After the prototype application was created [5], it was applied to 1,109 students from the three universities; Rajabhat Mahasarakham University, Mahasarakham University, and University of Phayao to test the application [11]. Based on the data collected, they found that the relationships were more expected and exceeded that was supported by Thailand’s educational system. It is defined as a “Nest Relationship” or “Hidden Relationship”. The results of their research demonstrate the different levels of relationships that are influenced by the Grade Point Average (GPA), school size, community environment, and school friends. It is consistent with the hypothesis that was predicted as shown in Figure 7.
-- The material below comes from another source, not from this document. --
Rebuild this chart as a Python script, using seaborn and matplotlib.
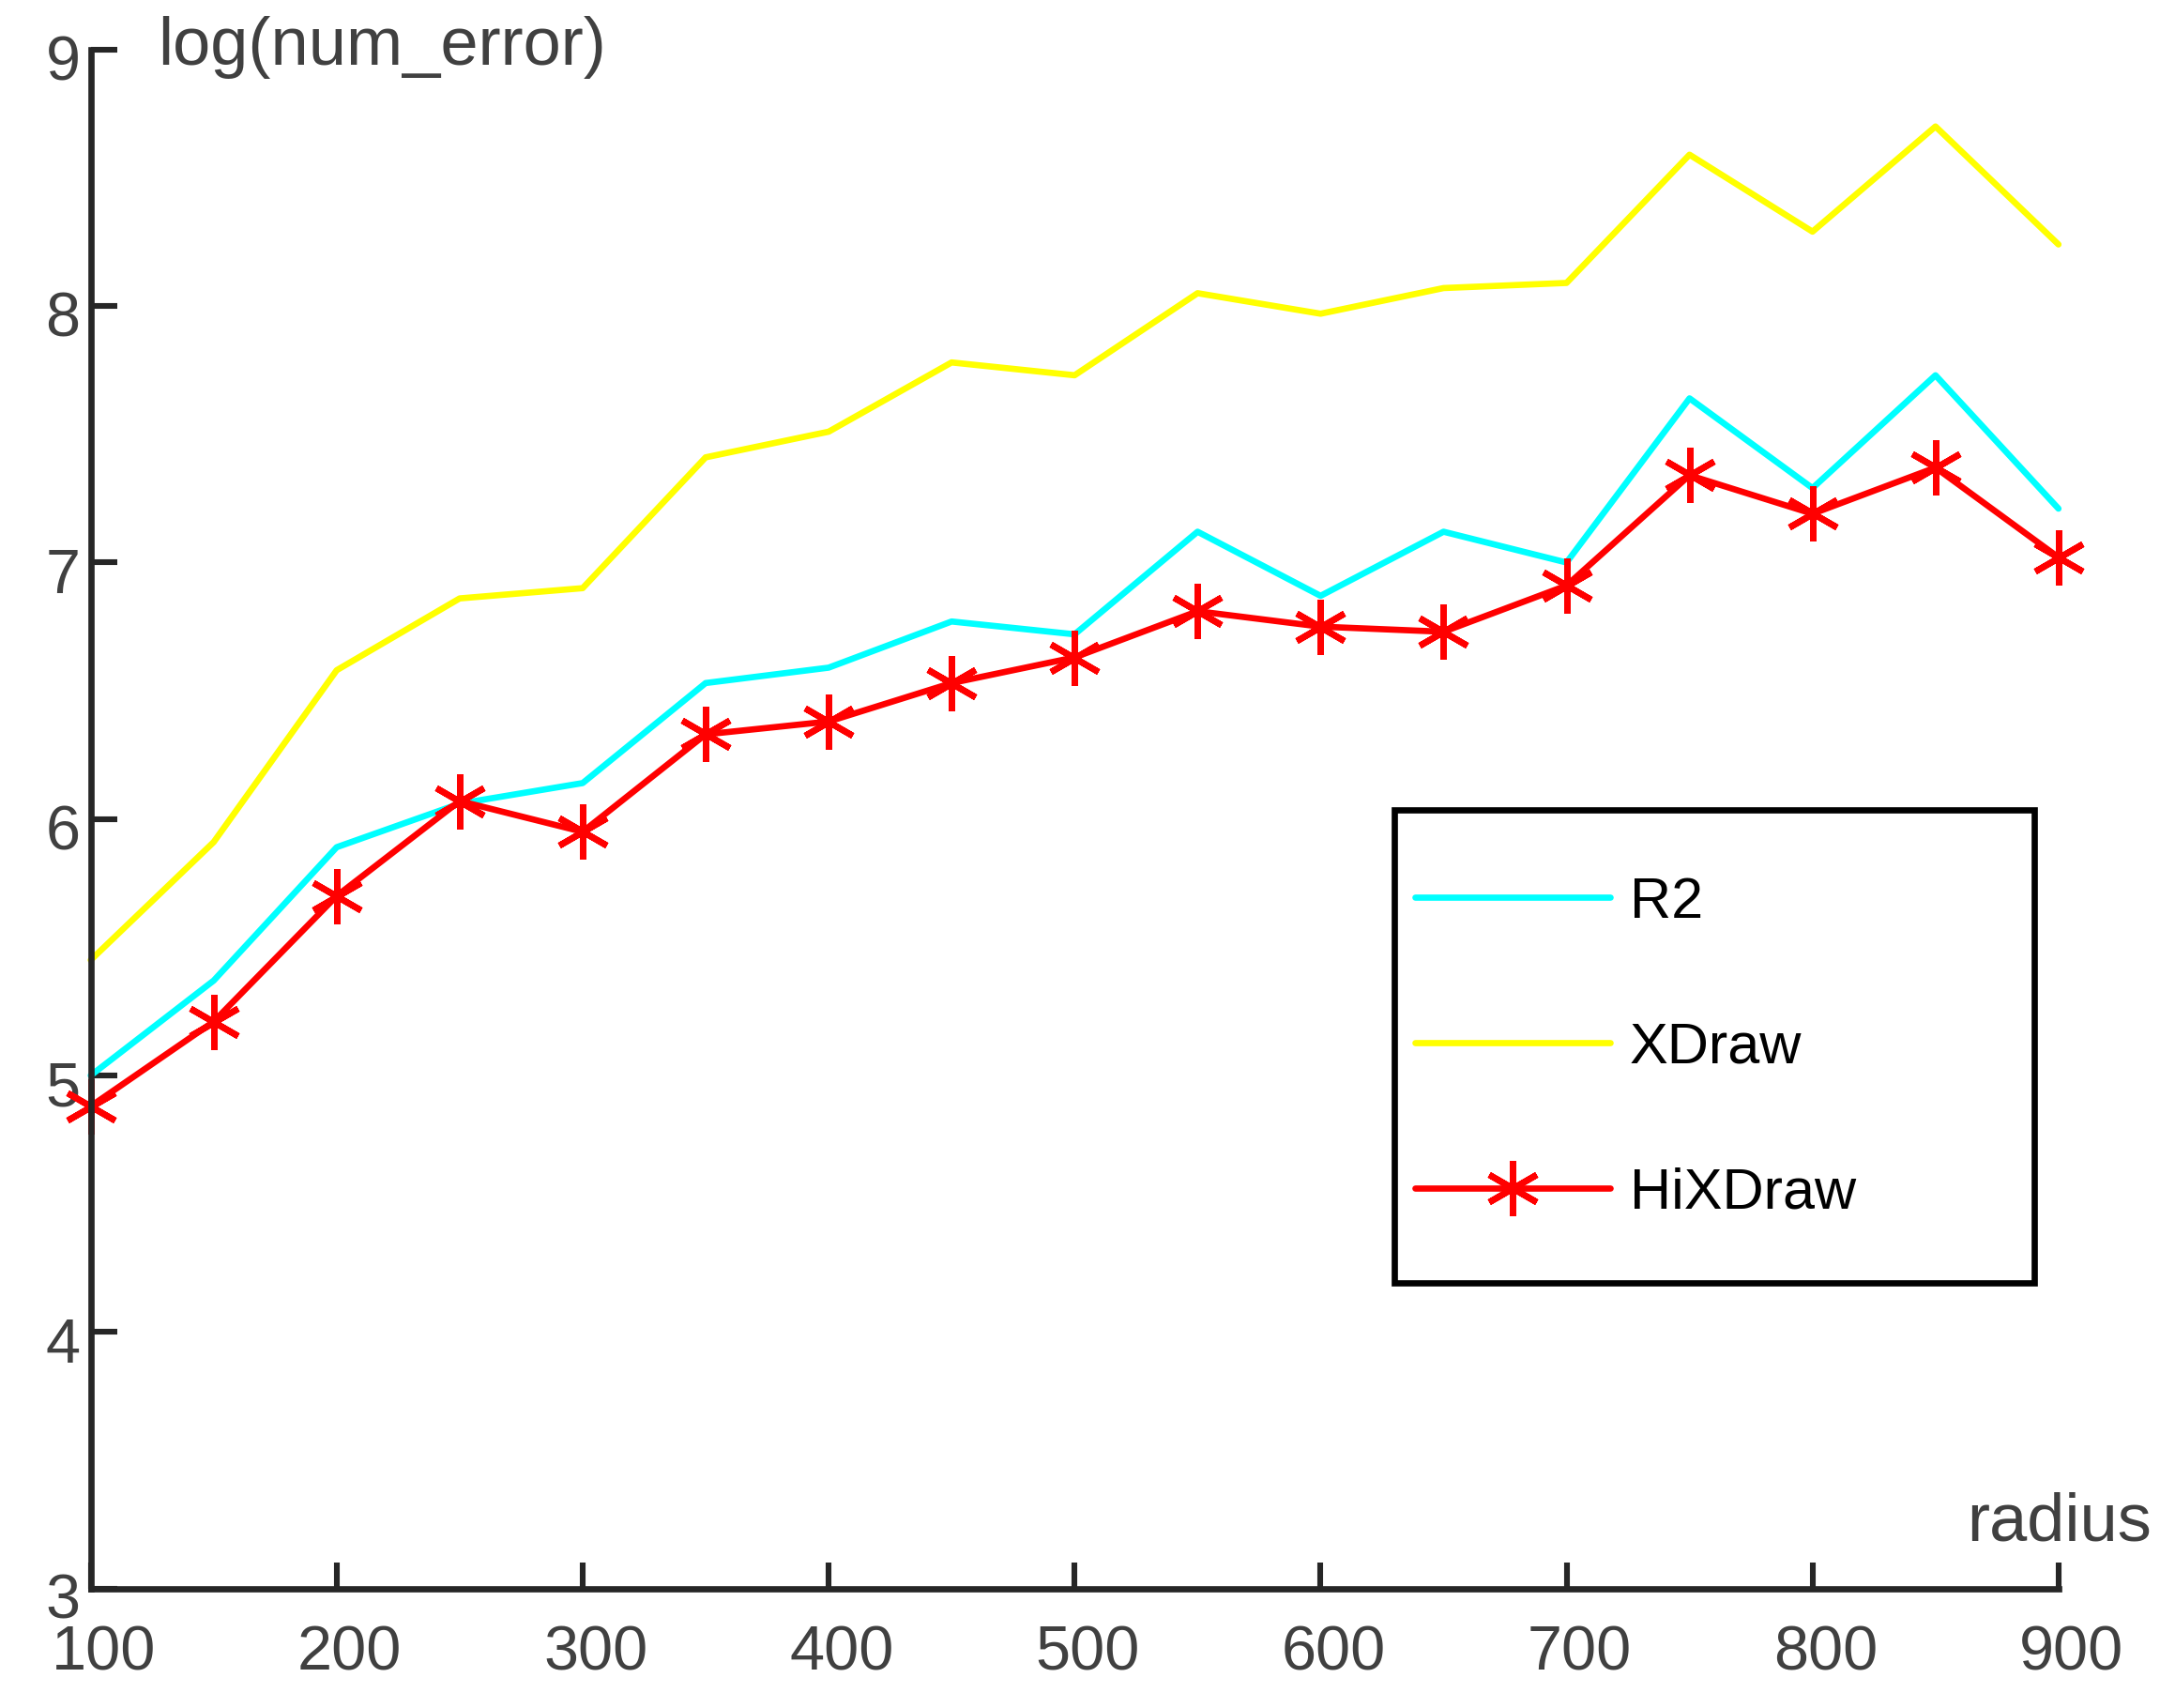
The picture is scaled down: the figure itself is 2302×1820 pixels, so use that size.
import matplotlib
matplotlib.use('Agg')
import matplotlib.pyplot as plt
import matplotlib.transforms as mtransforms
from matplotlib.patches import Rectangle
import numpy as np
import pandas as pd
import seaborn as sns

radius = [100, 150, 200, 250, 300, 350, 400, 450, 500,
          550, 600, 650, 700, 750, 800, 850, 900]
r2 = [5.00, 5.37, 5.89, 6.06, 6.14, 6.53, 6.59, 6.77, 6.72,
      7.12, 6.87, 7.12, 7.00, 7.64, 7.29, 7.73, 7.21]
xdraw = [5.45, 5.91, 6.58, 6.86, 6.90, 7.41, 7.51, 7.78, 7.73,
         8.05, 7.97, 8.07, 8.09, 8.59, 8.29, 8.70, 8.24]
hixdraw = [4.88, 5.21, 5.70, 6.07, 5.95, 6.33, 6.38, 6.53, 6.63,
           6.81, 6.75, 6.73, 6.91, 7.34, 7.19, 7.37, 7.02]
xticks = [100, 200, 300, 400, 500, 600, 700, 800, 900]
yticks = [3, 4, 5, 6, 7, 8, 9]

sns.set_style('white')
plt.rcParams['font.family'] = ['Liberation Sans', 'DejaVu Sans']

axcol = '#262626'
txtcol = '#404040'

fig = plt.figure(figsize=(11.51, 9.10), dpi=200)
ax = fig.add_axes([0.042, 0.070, 0.911, 0.901])

df = pd.DataFrame({'radius': radius, 'R2': r2, 'XDraw': xdraw, 'HiXDraw': hixdraw})

sns.lineplot(data=df, x='radius', y='R2', color='#00FFFF', lw=2.4, label='R2', ax=ax)
sns.lineplot(data=df, x='radius', y='XDraw', color='#FFFF00', lw=2.4, label='XDraw', ax=ax)
sns.lineplot(data=df, x='radius', y='HiXDraw', color='#FF0000', lw=2.4,
             marker=(6, 2, 0), markersize=21, markeredgewidth=2.4,
             markeredgecolor='#FF0000', label='HiXDraw', ax=ax)
for ln in ax.lines:
    ln.set_clip_on(False)

ax.set_xlim(100, 900)
ax.set_ylim(3, 9)
ax.set_xticks(xticks)
ax.set_yticks(yticks)
ax.set_xlabel('')
ax.set_ylabel('')

for s in ['top', 'right']:
    ax.spines[s].set_visible(False)
for s in ['left', 'bottom']:
    ax.spines[s].set_color(axcol)
    ax.spines[s].set_linewidth(2.4)

ax.tick_params(axis='both', direction='in', length=10, width=2.2, color=axcol,
               labelsize=24, labelcolor=txtcol, bottom=True, left=True)
ax.tick_params(axis='x', pad=14)
ax.tick_params(axis='y', pad=4)

# matlab style: x labels nudged right, y labels nudged down
dx = mtransforms.ScaledTranslation(5 / 72, 0, fig.dpi_scale_trans)
for lab in ax.get_xticklabels():
    lab.set_transform(lab.get_transform() + dx)
dy = mtransforms.ScaledTranslation(0, -3 / 72, fig.dpi_scale_trans)
for lab in ax.get_yticklabels():
    lab.set_transform(lab.get_transform() + dy)

fig.text(0.073, 0.972, 'log(num_error)', fontsize=26, color=txtcol,
         ha='left', va='center')
fig.text(0.996, 0.108, 'radius', fontsize=26, color=txtcol,
         ha='right', va='center')

# legend frame drawn separately so the padding can match
fig.patches.append(Rectangle((0.6455, 0.249), 0.2965, 0.277, transform=fig.transFigure,
                             fill=False, edgecolor='black', lw=2.4, zorder=5))
leg = ax.legend(loc='upper left', bbox_to_anchor=(0.655, 0.487),
                bbox_transform=fig.transFigure, borderaxespad=0,
                fontsize=22, handlelength=3.4, handletextpad=0.35,
                labelspacing=1.6, borderpad=0, frameon=False)
for t in leg.get_texts():
    t.set_color('black')

fig.savefig('out.png', dpi=200)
From the findings and additional information collected, the research studied on matching the right students with the most appropriate institutions. The research aimed on developing the knowledge and seeking the best tools for the learner, which have research related to the development tools in education engineering, machine learning, active learning theory, and data mining in education [2, 5, 9, 12].

3. Research Methodology

The purpose of this research is to study the relevance of factors for the analysis of the effectiveness of suitable educational institutions that illustrate the significant of the characteristics and attributes of the student’s academic achievements, and to identify the acceptance and tolerance of each attribute, which supports lifelong learning. The data collection used in this research is 1109 students who used and tested the institution recommender system based on student context and educational institution application [11]. The research methodology focused on the study of user involvement and application analysis. It consisted of six main steps in data analysis for data mining management [23,24]: business understanding, data understanding, data preparation, modeling, evaluation, and deployment.

3.1. Business Understanding

The business understanding presents the viewpoint of research problems [24]. Understanding the overview of the problem will enable the research goals to be defined clearly. Thus, the research problem of this research is to screen the groups of testers who tested the applications [11], and to use the data collected to study the group’s behavior.

Figure 7: Thinking cycle of students toward the institution

3.2. Data Understanding

Data understanding is closely linked to the business understanding of activities which are aimed at identifying data quality problems, discovering the insight into the data, and examining the attractiveness of problems from hidden data [24]. Therefore, the research designed the data collection to be consistent with the research objectives. The characteristics of the data consisted of specifying the educational institution of the data providers and showing the level of attitude towards the factors that the researcher is studying.

3.3. Data Preparation

Data preparation is a process of data management for use in the development of prototype models. In addition, it prepares data in formats such as tables and records, including feature selection, feature management, data cleaning, construction of the new attributes, and so on [24]. In this research, it was compiled and prepared as summarized in Table 2 to Table 3.

Table 2: Data Collection

Institutions Data Collection
Providers Percentage
MSU: Maha Sarakham University 345 31.11%
RMU: Rajabhat Mahasarakham University 478 43.10%
UP: University of Phayao 286 25.79%
Total: 1109 100%

From Table 2, it shows that the largest number of tester who provided the data was Rajabhat Mahasarakham University, which had 478 tester or equal to 43.10 percent of all data providers. In addition, the summary of general statistics from data collection is shown in Table 3, referring to the accepted factors from Table 1.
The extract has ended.